Stanley L. Miller - On This Day


American chemist Stanley L. Miller was born on this day in 1930 in Oakland, California. He is famous for one of the most exciting and remarkable experiments ever carried out in Biology - giving us clues about the origin of life itself.

Building on the work of Oparin and others, Miller recreated the proposed atmospheric conditions of the early Earth and simulated Oparin’s suggested process of ‘molecular evolution’ – seen as a likely precursor to the origin of life. His findings, which were published in 1953 in the journal Science (A Production of Amino Acids Under Possible Primitive Earth Conditions), showed how the application of an electric discharge (to simulate lightning) to a circulating atmosphere of methane, ammonia, steam and hydrogen produced the amino acids glycine, α-alanine and β-alanine – rather than a random mixture of organic molecules. Amino acids are the building blocks of protein, and are just the sort of molecules suggested by Oparin’s hypothesis that the biomolecules needed for life could have been generated naturally on Earth before life existed.

Miller only became involved with this field of research because his original doctoral supervisor Edward Teller, a nuclear physicist, left Chicago University. Having attended a lecture by geochemist Harold Urey on the Earth’s primitive atmosphere, Miller decided to ask Urey to take him on. The story goes that Urey tried to dissuade Miller at first, thinking the work would take too long, but luckily Miller persisted. Urey was already a Nobel prize winner and generously suggested that Miller’s findings should eventually be published as a single author paper.

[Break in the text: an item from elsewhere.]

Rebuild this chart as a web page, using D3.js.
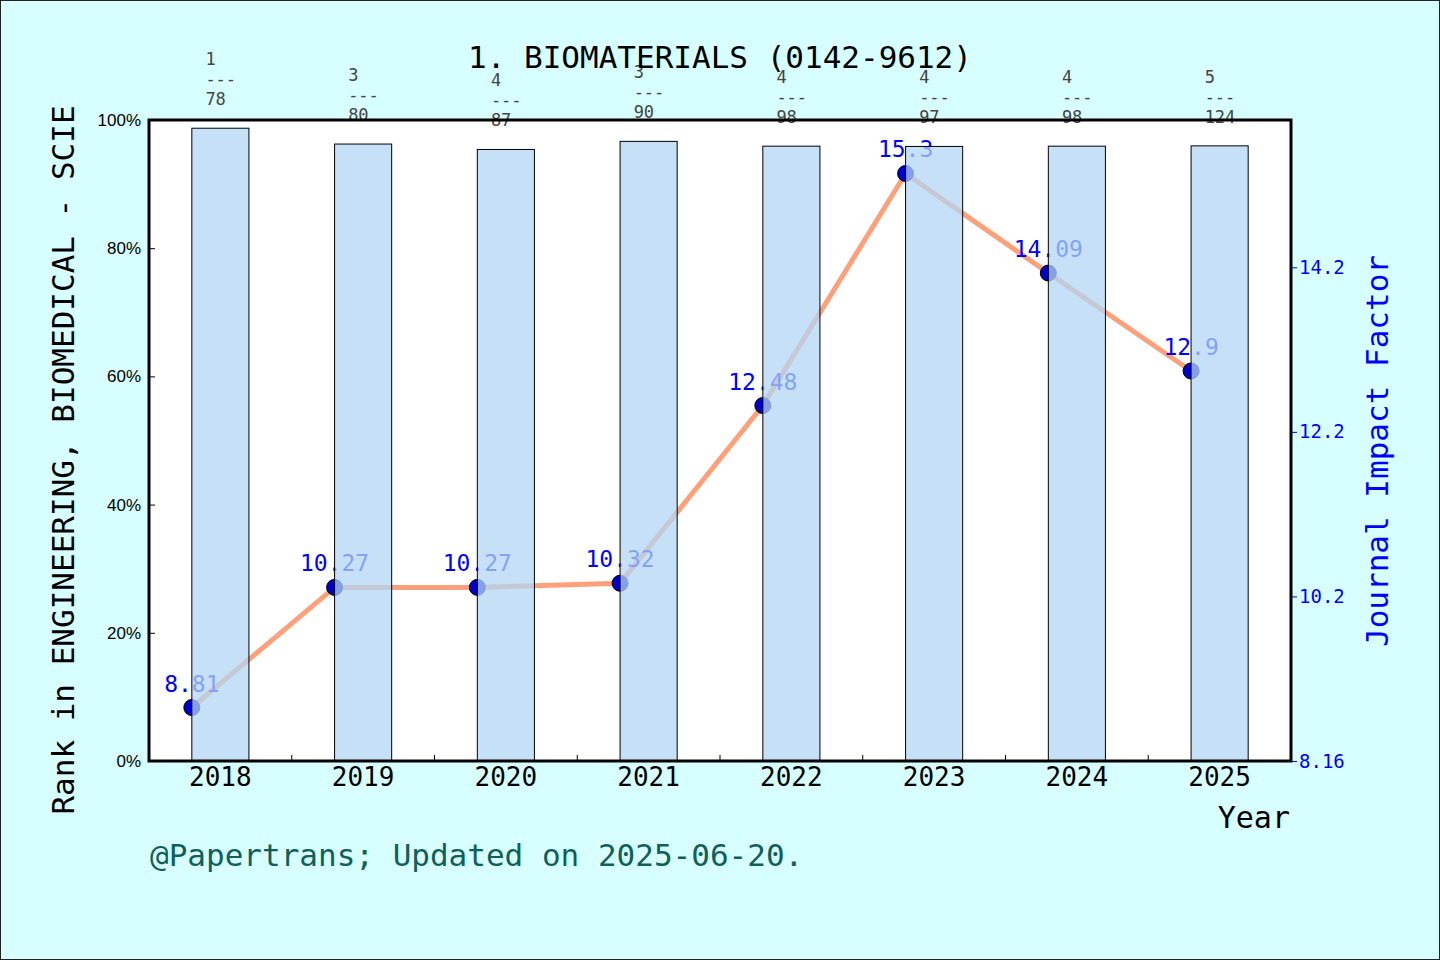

Subsequent work by Miller and various others has shown how a wider variety of biomolecules could have been produced in the Earth’s primitive atmosphere, although some people have suggested that early conditions were not as reducing as supposed. Wächtershäuser and others have even suggested that the first biomolecules may have been formed in unusual volcanic conditions rather than as originally proposed by Miller. Subsequent analysis of some of Miller’s original material, using more precise techniques, has shown that in fact his experiment produced far more amino acids than he realised. Interestingly, the experiment he ran which recreated conditions in a volcanic environment produced the most diverse results. The debate continues!

Having spent much of his life as an academic chemist in the University of San Diego, Stanley Miller died in 2007 in California.